Old and Middle English poem sound patterns were often based not on rhyming (“lazy” – “hazy”), but on alliteration (“lazy”-“lady”). Vowels alliterated more often than consonants, like the weak “e” in “ness”.  A matching line pair might end with “happiness” and “blessedness”.
 
Perhaps the average educated person in Roger’s time (1640-ish) was okay with newfangled rhyming line pairs mixed in with the older alliterating-vowel line pairs.
 
So there, Sarah Vowell!   And you have a funny last name!  (But I liked your book.)

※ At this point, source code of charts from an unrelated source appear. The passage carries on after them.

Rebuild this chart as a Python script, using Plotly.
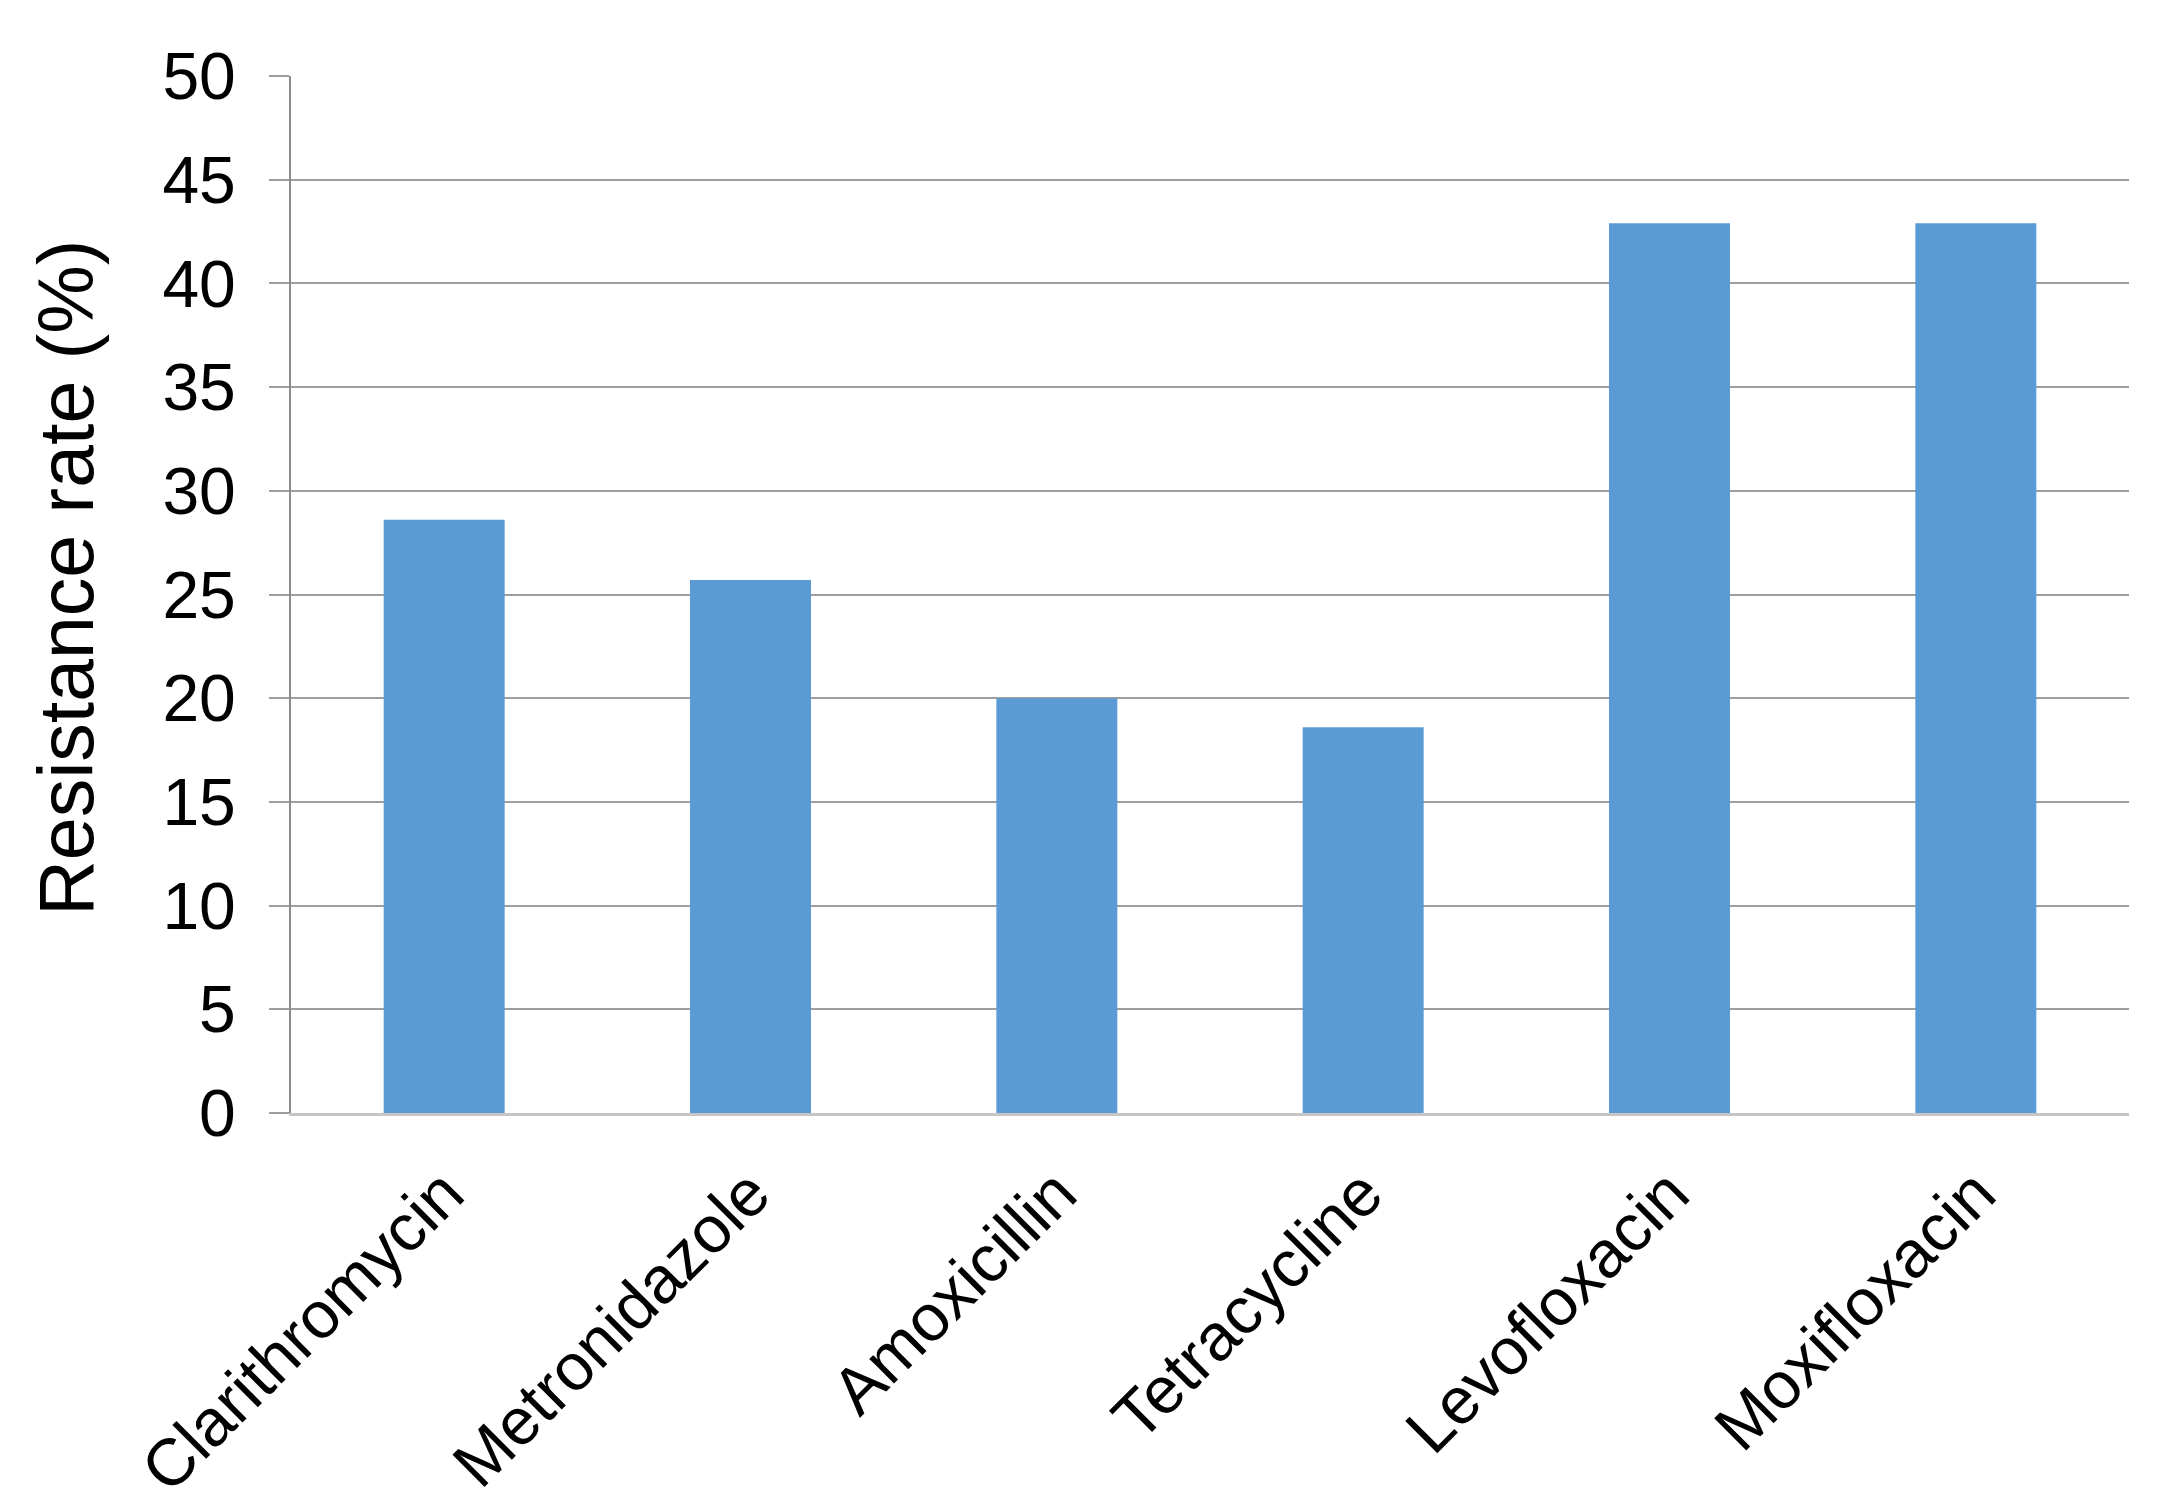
import plotly.graph_objects as go

categories = ["Clarithromycin", "Metronidazole", "Amoxicillin", "Tetracycline", "Levofloxacin", "Moxifloxacin"]
resistance = [28.6, 25.7, 20.0, 18.6, 42.9, 42.9]
y_ticks = [0, 5, 10, 15, 20, 25, 30, 35, 40, 45, 50]
y_title = "Resistance rate (%)"

fig = go.Figure()
fig.add_trace(go.Bar(
    x=categories, y=resistance,
    marker=dict(color="#5B9BD5", line=dict(width=0)),
    width=0.395,
))

font_family = "Liberation Sans, Arial, sans-serif"
fig.update_layout(
    width=2174, height=1511,
    margin=dict(l=283, r=53, t=68, b=406),
    paper_bgcolor="white", plot_bgcolor="white",
    showlegend=False,
    font=dict(family=font_family, color="black"),
)
fig.update_xaxes(
    showline=True, linecolor="#c6c6c6", linewidth=3,
    ticks="", tickangle=-45, ticklabelstandoff=12,
    tickfont=dict(size=66, family=font_family, color="black"),
    showgrid=False,
)
fig.update_yaxes(
    range=[0, 50], tickvals=y_ticks,
    showline=True, linecolor="#8c8c8c", linewidth=2,
    showgrid=True, gridcolor="#9e9e9e", gridwidth=2,
    ticks="outside", ticklen=20, tickcolor="#9e9e9e", tickwidth=2,
    ticklabelstandoff=20,
    tickfont=dict(size=66, family=font_family, color="black"),
    zeroline=False,
)
fig.add_annotation(
    text=y_title, textangle=-90, showarrow=False,
    xref="paper", yref="paper", x=-0.1225, y=0.516,
    xanchor="center", yanchor="middle",
    font=dict(size=77, family=font_family, color="black"),
)

fig.write_html("out.html")
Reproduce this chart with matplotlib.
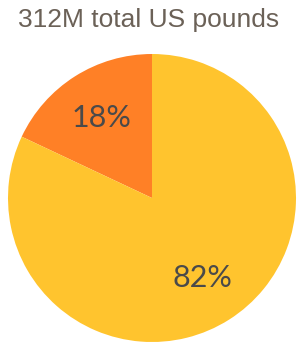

Here’s one of Roger’s little poems about the Indians he met, where you can see that two lines rhyme (stranger/danger), and two lines do…something else (mat/sent):

     I have known them leave their house and mat
     To lodge a friend or stranger;
     When Jews and Christians oft have sent
     Christ Jesus to a manger.

That Sneaky-and-Sweet Governor Winthrop
 
The Massachusetts Bay colony expelled Roger Williams for his evil nasty nastiness regarding religion (“How DARE he be tolerant like Christ!”), which is when he moved to the Rhode Island area.
 
Well guess what? John Winthop, governor of the colony that kicked him out, gave him advance warning that the Massachusetts folk were coming for him. Withrop even told him where it would be safe to go!
 
Winthrop never dropped a hint of this treason in his own journals, but Williams revealed it in his. The two supposed enemies kept up a warm correspondence until Winthrop died.
 
(At which point, Winthrop would, one assumes, have learned the theological truth from the Big Horse’s mouth.)